Longhorns need to stop doing less with more heading into home stretch of season


Shweta Gulati

Nathan Thornhill has the highest ERA of Longhorn starting ptichers at 2.54 and Texas sits at the bottom of the Big 12 standings.

Matt Warden

They started from the top, now they’re here.

After losing three straight games in last weekend’s series to Baylor, the Longhorns find themselves in last place in the Big 12 with essentially no chance of reaching the NCAA Tournament this season. It will be the second straight year Texas has missed the tournament — but why?

Texas’ numbers over the entire season seem to suggest that it is doing less with more. The Texas pitching staff holds a Big 12-best 2.49 ERA, but the Longhorns are just 5-13 in conference play.

In this past weekend’s series against Baylor, Texas showcased more than ever why it will miss out on going to Omaha, something the program used to be accustomed to doing every season.
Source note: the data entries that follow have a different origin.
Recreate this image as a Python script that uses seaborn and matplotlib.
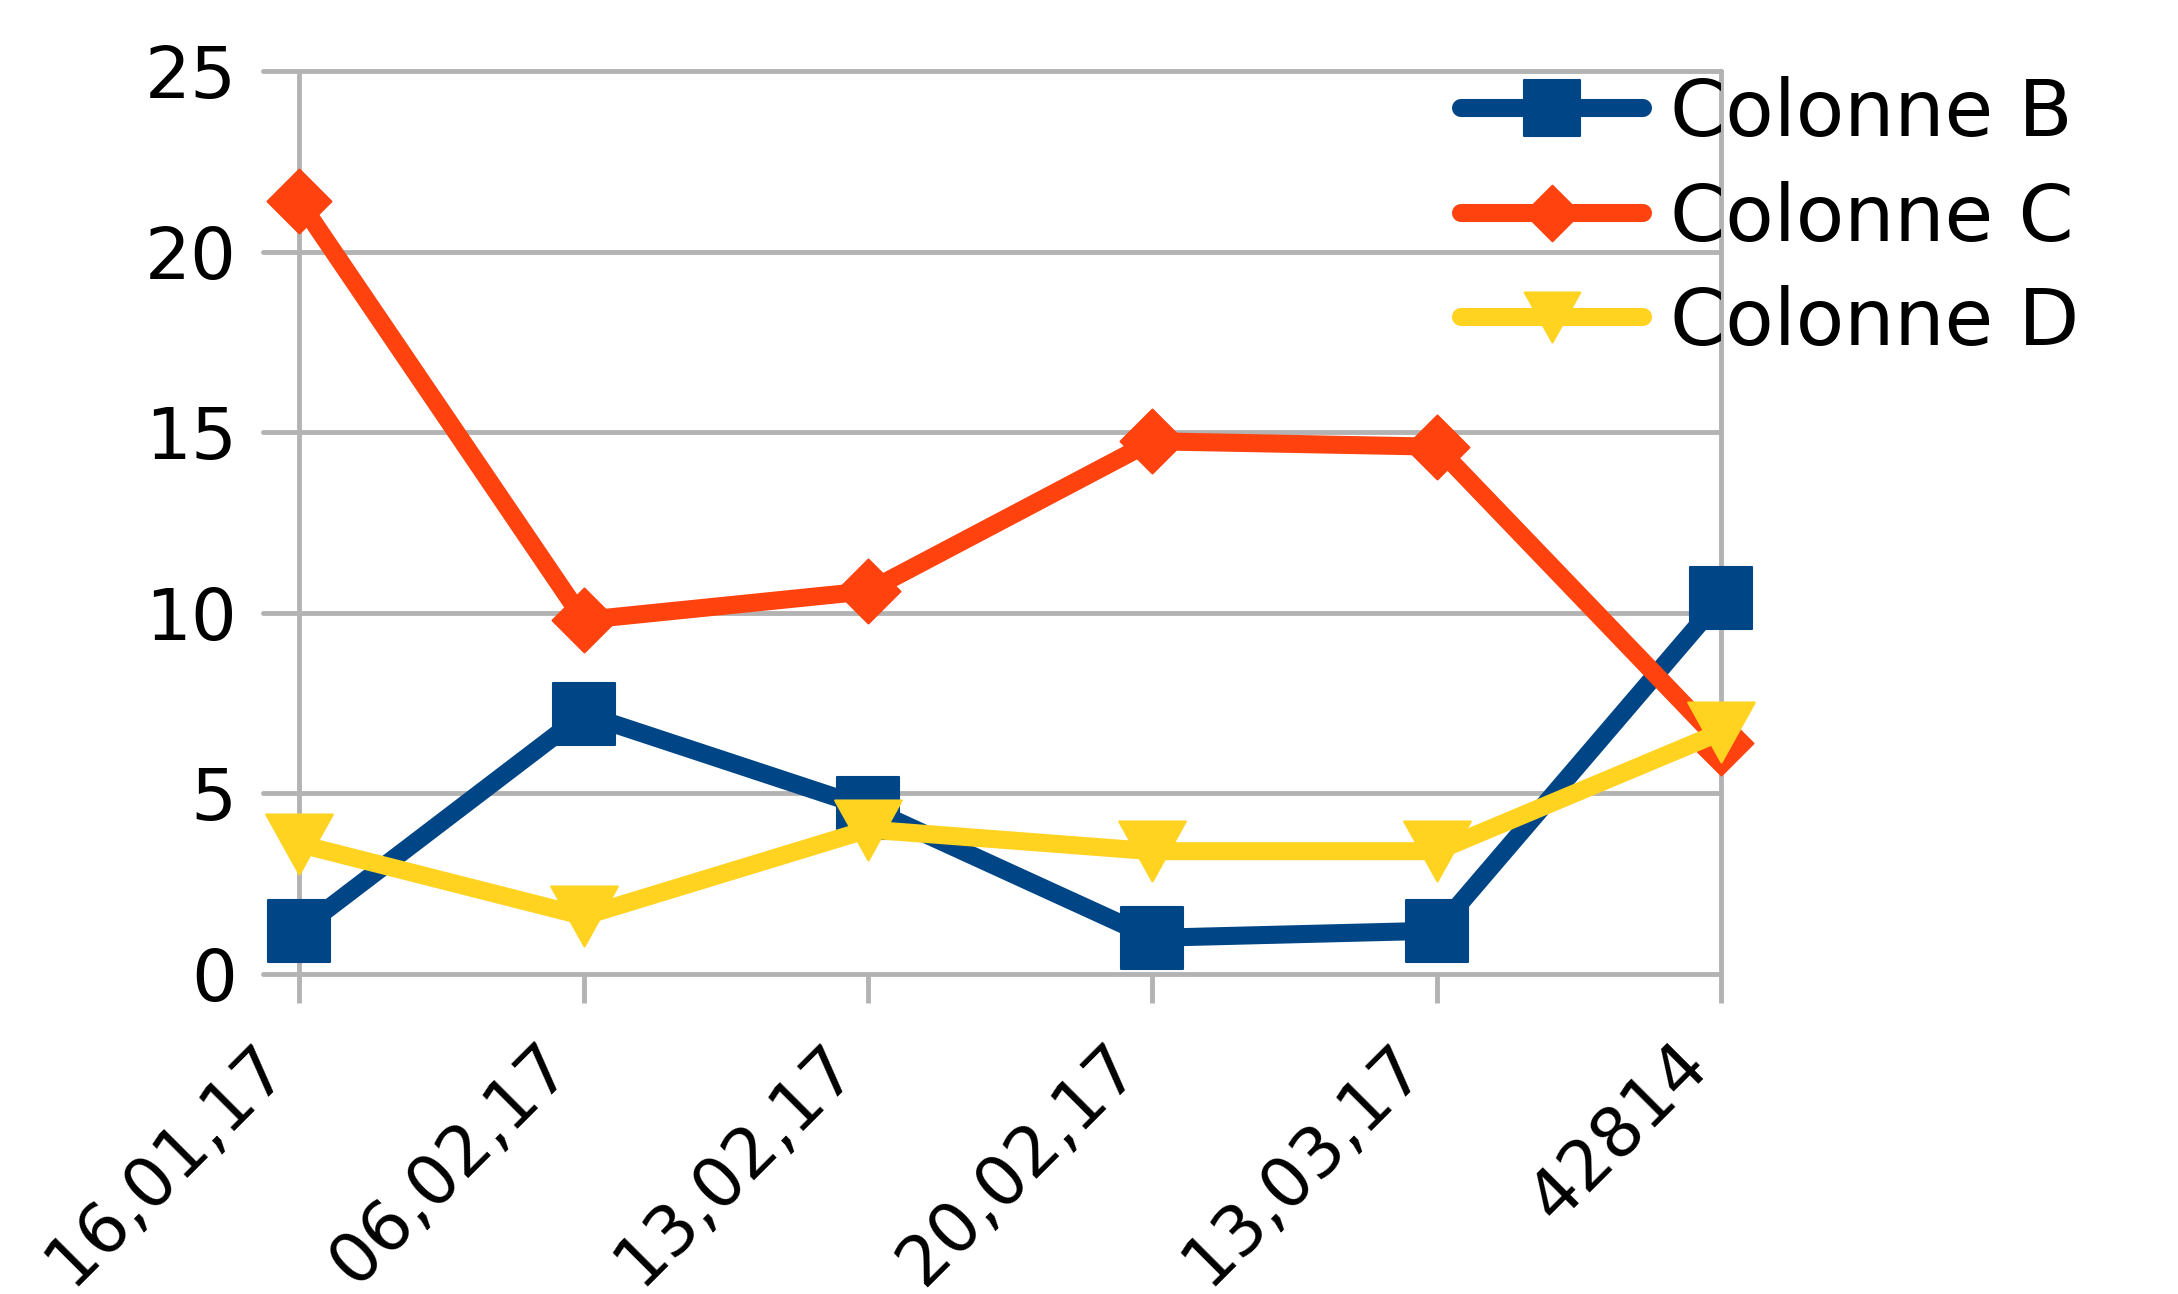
import matplotlib
matplotlib.use("Agg")
import matplotlib.pyplot as plt
from matplotlib.path import Path
import seaborn as sns

# data
dates = ["16,01,17", "06,02,17", "13,02,17", "20,02,17", "13,03,17", "42814"]
colonne_b = [1.2, 7.2, 4.6, 1.0, 1.2, 10.4]
colonne_c = [21.4, 9.8, 10.6, 14.75, 14.6, 6.4]
colonne_d = [3.6, 1.6, 4.0, 3.4, 3.4, 6.7]
series_names = ["Colonne B", "Colonne C", "Colonne D"]

colors = ["#004586", "#ff420e", "#ffd320"]
grid_col = "#b3b3b3"

# LibreOffice-like marker shapes
square = Path([(-1, -1), (1, -1), (1, 1), (-1, 1), (-1, -1)], closed=True)
diamond = Path([(0, 1), (1, 0), (0, -1), (-1, 0), (0, 1)], closed=True)
tri_down = Path([(-1, 0.9), (1, 0.9), (0, -0.9), (-1, 0.9)], closed=True)
markers = [square, diamond, tri_down]
msizes = [45, 46, 48]

sns.set_style("white")
plt.rcParams["font.family"] = ["DejaVu Sans"]
plt.rcParams["text.color"] = "black"

fig = plt.figure(figsize=(21.78, 12.94), dpi=100)
ax = fig.add_axes([0.1208, 0.2473, 0.6694, 0.6978])

for i, vals in enumerate([colonne_b, colonne_c, colonne_d]):
    sns.lineplot(x=dates, y=vals, ax=ax, sort=False, estimator=None,
                 color=colors[i], lw=13, marker=markers[i], markersize=msizes[i],
                 markeredgecolor=colors[i], markeredgewidth=1.5,
                 label=series_names[i], clip_on=False, zorder=3 + i)

ax.set_xlim(-0.127, 5)
ax.set_ylim(0, 25)
ax.set_yticks([0, 5, 10, 15, 20, 25])
ax.set_xlabel("")
ax.set_ylabel("")

for s in ax.spines.values():
    s.set_visible(False)

ax.yaxis.grid(True, color=grid_col, lw=3.5)
ax.xaxis.grid(False)
ax.set_axisbelow(True)
for gl in ax.get_ygridlines():
    gl.set_clip_on(False)
ax.axvline(0, color=grid_col, lw=3.5, zorder=1, clip_on=False)
ax.axvline(5, color=grid_col, lw=3.5, zorder=1, clip_on=False)

ax.tick_params(axis="y", left=False, length=0, pad=19, labelsize=52,
               labelcolor="black")
ax.tick_params(axis="x", bottom=True, length=21, width=3.5, color=grid_col,
               direction="out", pad=20, labelsize=50, labelcolor="black")
plt.setp(ax.get_xticklabels(), rotation=45, ha="right")

leg = ax.legend(loc="upper left", bbox_to_anchor=(1461 / 2178, 1 - 76 / 1294),
                bbox_transform=fig.transFigure, frameon=False, fontsize=57,
                handlelength=2.3, handletextpad=0.34, borderpad=0,
                borderaxespad=0, labelspacing=0.36)
for h in leg.legend_handles:
    h.set_markersize(40)
for t in leg.get_texts():
    t.set_color("black")

fig.savefig("out.png", dpi=100)
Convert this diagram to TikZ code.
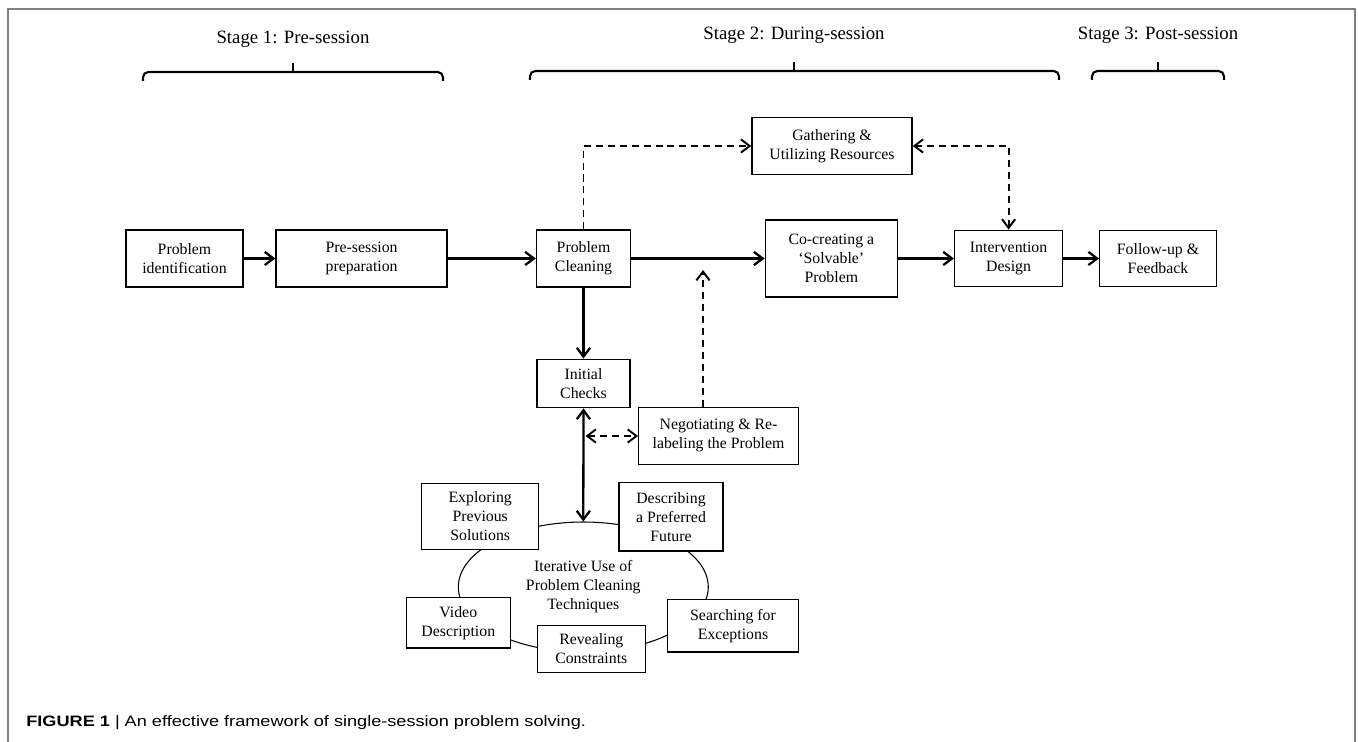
\documentclass[tikz,border=0pt]{standalone}
\usepackage{fontspec}
\setmainfont{Liberation Serif}
\newfontfamily\capfont{Liberation Sans}[FakeStretch=1.2]
\usetikzlibrary{shapes, arrows.meta}

\begin{document}
\begin{tikzpicture}[x=0.02cm, y=-0.02cm,
    >={Straight Barb[length=5pt, width=7.5pt]},
    box/.style={draw, rectangle, fill=white, line width=0.8pt, align=center, inner sep=0pt, font=\fontsize{9}{10.8}\selectfont},
    flow/.style={line width=1.3pt, ->},
    dashflow/.style={flow, line width=1.1pt, dash pattern=on 4pt off 2.8pt},
    stagebrace/.style={line width=1.2pt, rounded corners=3pt},
    stagelabel/.style={font=\fontsize{10.7}{12.8}\selectfont}]

    % frame
    \useasboundingbox (0,0) rectangle (1358,742);
    \draw[gray, line width=1.2pt] (8,742) -- (8,9) -- (1355,9) -- (1355,742);

    % stages with their braces
    \foreach \i/\xl/\xm/\xr/\yb/\yt/\txt in {1/143/293/443/72/39/{Stage 1: Pre-session},
        2/530/794/1059/71/35/{Stage 2: During-session},
        3/1092/1158/1224/71/35/{Stage 3: Post-session}} {
        \node[stagelabel] (stage\i) at (\xm,\yt) {\txt};
        \draw[stagebrace] (\xl,\yb+9) -- (\xl,\yb) -- (\xr,\yb) -- (\xr,\yb+9);
        \draw[stagebrace] (\xm,\yb) -- (\xm,\yb-9);
    }

    % cycle of techniques
    \node[draw, ellipse, line width=0.6pt, minimum width=5cm, minimum height=2.6cm, inner sep=0pt, align=center, font=\fontsize{9}{10.8}\selectfont] (cycle) at (583.3,587) {Iterative Use of\\Problem Cleaning\\Techniques};

    % main row
    \node[box, minimum width=2.34cm, minimum height=1.14cm] (probid) at (184.5,258.5) {Problem\\identification};
    \node[box, minimum width=3.42cm, minimum height=1.14cm] (presess) at (361.6,258.5) {Pre-session\\preparation};
    \node[box, minimum width=1.88cm, minimum height=1.14cm] (pclean) at (583.5,258.5) {Problem\\Cleaning};
    \node[box, minimum width=2.64cm, minimum height=1.54cm] (cocreate) at (831.3,258.5) {Co-creating a\\‘Solvable’\\Problem};
    \node[box, minimum width=2.16cm, minimum height=1.13cm] (interv) at (1008.6,258.5) {Intervention\\Design};
    \node[box, minimum width=2.33cm, minimum height=1.13cm] (follow) at (1158,258.5) {Follow-up \&\\Feedback};
    \node[box, minimum width=3.2cm, minimum height=1.13cm] (gather) at (832,146) {Gathering \&\\Utilizing Resources};

    % checks and techniques
    \node[box, minimum width=1.86cm, minimum height=0.97cm] (init) at (583.5,383.5) {Initial\\Checks};
    \node[box, minimum width=3.19cm, minimum height=1.14cm] (negot) at (718.5,435.8) {Negotiating \& Re-\\labeling the Problem};
    \node[box, minimum width=2.34cm, minimum height=1.32cm] (explore) at (480.2,516.3) {Exploring\\Previous\\Solutions};
    \node[box, minimum width=2.08cm, minimum height=1.37cm] (describe) at (671,516.8) {Describing\\a Preferred\\Future};
    \node[box, minimum width=2.08cm, minimum height=1.01cm] (video) at (458.3,622.8) {Video\\Description};
    \node[box, minimum width=2.16cm, minimum height=0.95cm] (reveal) at (591.3,649) {Revealing\\Constraints};
    \node[box, minimum width=2.61cm, minimum height=1.05cm] (search) at (733,625.7) {Searching for\\Exceptions};

    % arrows
    \draw[flow] (probid) -- (presess);
    \draw[flow] (presess) -- (pclean);
    \draw[flow] (pclean) -- (cocreate);
    \draw[flow] (cocreate) -- (interv);
    \draw[flow] (interv) -- (follow);
    \draw[flow] (pclean) -- (init);
    \draw[flow, <->] (init) -- (cycle.north);
    \draw[dashflow] (pclean.north) |- (gather.west);
    \draw[dashflow, <->] (gather.east) -| (interv.north);
    \coordinate (cut) at (703,270);
    \draw[dashflow] (negot.north -| cut) -- (cut);
    \coordinate (side) at (585.5,436);
    \draw[dashflow, <->] (side) -- (side -| negot.west);

    % caption
    \node[anchor=base west, inner sep=0pt, font=\capfont\fontsize{8.6}{10}\selectfont] (caption) at (26,726.7) {\textbf{FIGURE 1} | An effective framework of single-session problem solving.};
\end{tikzpicture}
\end{document}
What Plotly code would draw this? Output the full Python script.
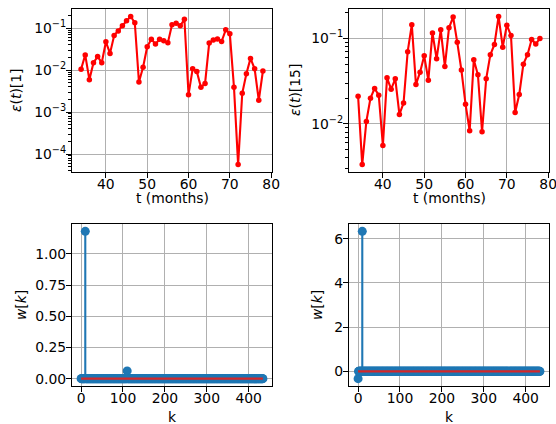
import plotly.graph_objects as go
import math

# ---------------- data ----------------
t_months = list(range(34, 79))
eps_1 = [0.0105, 0.023, 0.0059, 0.015, 0.021, 0.015, 0.047, 0.025, 0.067, 0.085,
         0.114, 0.149, 0.19, 0.134, 0.0052, 0.0117, 0.036, 0.054, 0.042, 0.054,
         0.050, 0.045, 0.12, 0.13, 0.114, 0.163, 0.0026, 0.0107, 0.0093, 0.0039,
         0.0048, 0.044, 0.052, 0.055, 0.048, 0.091, 0.073, 0.0039, 0.000056, 0.0028,
         0.0082, 0.019, 0.0107, 0.0019, 0.0095]
eps_15 = [0.0211, 0.00334, 0.0107, 0.020, 0.026, 0.0217, 0.0056, 0.0346, 0.0255, 0.0337,
          0.0129, 0.0175, 0.070, 0.145, 0.0289, 0.0403, 0.0626, 0.0325, 0.116, 0.0578,
          0.126, 0.047, 0.133, 0.178, 0.090, 0.0426, 0.017, 0.0083, 0.0562, 0.0375,
          0.0081, 0.0337, 0.0644, 0.085, 0.181, 0.079, 0.143, 0.108, 0.0136, 0.0221,
          0.050, 0.0644, 0.097, 0.086, 0.100]

n_weights = 435                     # k = 0 .. 434, all other weights ~0
w1_nonzero_k = [10, 110]
w1_nonzero_val = [1.18, 0.062]
w15_nonzero_k = [0, 10]
w15_nonzero_val = [-0.33, 6.33]

log_ticks_1 = [1e-4, 1e-3, 1e-2, 1e-1]
log_ticktext_1 = ["10<sup>−4</sup>", "10<sup>−3</sup>", "10<sup>−2</sup>", "10<sup>−1</sup>"]
log_ticks_15 = [1e-2, 1e-1]
log_ticktext_15 = ["10<sup>−2</sup>", "10<sup>−1</sup>"]

# ---------------- helpers ----------------
FONT = "DejaVu Sans"
FS = 13.9
RED = "#ff0000"
BLUE = "#1f77b4"
BASE = "#d62728"
GRID = "#b0b0b0"

def build_w(nz_k, nz_v):
    w = [0.0] * n_weights
    for kk, vv in zip(nz_k, nz_v):
        w[kk] = vv
    return w

w_1 = build_w(w1_nonzero_k, w1_nonzero_val)
w_15 = build_w(w15_nonzero_k, w15_nonzero_val)
k_idx = list(range(n_weights))

def lin_range(vals, m=0.05):
    lo, hi = min(vals), max(vals)
    d = hi - lo
    return [lo - m * d, hi + m * d]

def log_range(vals, m=0.05):
    lo, hi = math.log10(min(vals)), math.log10(max(vals))
    d = hi - lo
    return [lo - m * d, hi + m * d]

def minor_vals(rng):
    out = []
    for e in range(math.floor(rng[0]) - 1, math.ceil(rng[1]) + 1):
        for m in range(2, 10):
            out.append(m * 10 ** e)
    return out

fig = go.Figure()

W, H = 556, 424
doms = {
    "TL": ([72 / W, 272 / W], [1 - 172 / H, 1 - 9 / H]),
    "TR": ([349 / W, 549 / W], [1 - 172 / H, 1 - 9 / H]),
    "BL": ([72 / W, 272 / W], [1 - 386 / H, 1 - 224 / H]),
    "BR": ([349 / W, 549 / W], [1 - 386 / H, 1 - 224 / H]),
}
axes_ids = {"TL": ("x", "y"), "TR": ("x2", "y2"), "BL": ("x3", "y3"), "BR": ("x4", "y4")}

common_axis = dict(
    showline=True, linecolor="black", linewidth=1.1, mirror=True,
    ticks="outside", ticklen=5, tickwidth=1.1, tickcolor="black",
    showgrid=True, gridcolor=GRID, gridwidth=1.1, zeroline=False,
    automargin=False, ticklabeloverflow="allow",
    tickfont=dict(family=FONT, size=FS, color="black"),
)
x_std = dict(common_axis, ticklabelstandoff=-6)
y_std = dict(common_axis, ticklabelstandoff=-3)

# ---- top plots: error curves ----
for key, series, ticks, ticktext in (("TL", eps_1, log_ticks_1, log_ticktext_1),
                                     ("TR", eps_15, log_ticks_15, log_ticktext_15)):
    xa, ya = axes_ids[key]
    fig.add_trace(go.Scatter(
        x=t_months, y=series, mode="lines+markers", xaxis=xa, yaxis=ya,
        line=dict(color=RED, width=2.1), marker=dict(color=RED, size=5.5),
        showlegend=False, hoverinfo="x+y"))
    yr = log_range(series)
    fig.update_layout(**{
        ("xaxis" if xa == "x" else "xaxis" + xa[1:]): dict(
            x_std, domain=doms[key][0], anchor=ya, range=lin_range(t_months),
            tickmode="array", tickvals=[40, 50, 60, 70, 80]),
        ("yaxis" if ya == "y" else "yaxis" + ya[1:]): dict(
            y_std, domain=doms[key][1], anchor=xa, type="log", range=yr,
            tickmode="array", tickvals=ticks, ticktext=ticktext,
            minor=dict(ticks="outside", ticklen=3, tickwidth=0.8, tickcolor="black",
                       tickmode="array", tickvals=minor_vals(yr), showgrid=False)),
    })

# ---- bottom plots: stems ----
for key, w, yticks, yfmt in (("BL", w_1, [0, 0.25, 0.5, 0.75, 1.0], ".2f"),
                             ("BR", w_15, [0, 2, 4, 6], "d")):
    xa, ya = axes_ids[key]
    sx, sy = [], []
    for kk, vv in zip(k_idx, w):
        sx += [kk, kk, None]
        sy += [0, vv, None]
    fig.add_trace(go.Scatter(x=sx, y=sy, mode="lines", xaxis=xa, yaxis=ya,
                             line=dict(color=BLUE, width=2.1), showlegend=False,
                             hoverinfo="skip"))
    fig.add_trace(go.Scatter(x=k_idx, y=w, mode="markers", xaxis=xa, yaxis=ya,
                             marker=dict(color=BLUE, size=9), showlegend=False))
    fig.add_trace(go.Scatter(x=[k_idx[0], k_idx[-1]], y=[0, 0], mode="lines",
                             xaxis=xa, yaxis=ya, line=dict(color=BASE, width=2.1),
                             showlegend=False, hoverinfo="skip"))
    fig.update_layout(**{
        "xaxis" + xa[1:]: dict(
            x_std, domain=doms[key][0], anchor=ya, range=lin_range(k_idx),
            tickmode="array", tickvals=[0, 100, 200, 300, 400]),
        "yaxis" + ya[1:]: dict(
            y_std, domain=doms[key][1], anchor=xa, range=lin_range(w + [0]),
            tickmode="array", tickvals=yticks, tickformat=yfmt),
    })

# ---- axis titles as annotations ----
def ann(text, x, y, angle=0):
    fig.add_annotation(text=text, x=x / W, y=1 - y / H, xref="paper", yref="paper",
                       showarrow=False, textangle=angle, xanchor="center", yanchor="middle",
                       font=dict(family=FONT, size=FS, color="black"))

ann("t (months)", 172, 198)
ann("t (months)", 449, 198)
ann("k", 172, 417)
ann("k", 449, 417)
ann("<i>ε</i>(<i>t</i>)[1]", 16, 90, -90)
ann("<i>ε</i>(<i>t</i>)[15]", 295, 90, -90)
ann("<i>w</i>[<i>k</i>]", 21, 305, -90)
ann("<i>w</i>[<i>k</i>]", 317, 305, -90)

fig.update_layout(
    width=W, height=H, margin=dict(l=0, r=0, t=0, b=0),
    paper_bgcolor="white", plot_bgcolor="white", showlegend=False,
    font=dict(family=FONT, size=FS, color="black"),
)

fig.write_html("out.html", config={"displayModeBar": False},
               post_script="document.body.style.margin='0';document.body.style.padding='0';")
Texas committed five errors and left 23 runners on base against Baylor, which now holds the No. 2 spot in the conference after its sweep of the Longhorns.

The Longhorns are averaging 8.43 hits per game this season, yet are only batting a combined .259 as a team. The Longhorns are also averaging 8.43 runners left on base per game, equal to their number of hits.

For a team averaging so many hits and allowing so few runs per game, the Longhorns have shown that they will fold in close games. Texas holds a 9-9 record in one-run games and a 2-5 record in two-run games this season.

With records of 11-2 when scoring in the first inning, and 19-1 when leading after six innings, Texas seems to be a team that can only win if it scores first and maintains. But with a third of the starting lineup batting over .300 this season, the results should be better.

Heading into Tuesday’s tilt with Prairie View A&M (20-20, 9-9) a team that holds a similar record to the Longhorns this season, Texas needs to start asserting itself at the plate and preserve some dignity.

Although the Panthers haven’t faced the level of competition the Longhorns are used to, they are batting a combined .262 as a team.

The one-game matchup should answer an important question for Texas moving forward: Do they choke against better competition? Prairie View A&M pitchers hold a combined 5.33 ERA this season, while the Longhorns average 3.83 runs per game.

If Texas finds itself in a close ballgame with a mid-major Panthers team, Augie Garrido will have a lot of reevaluating to do heading into the final games of the season.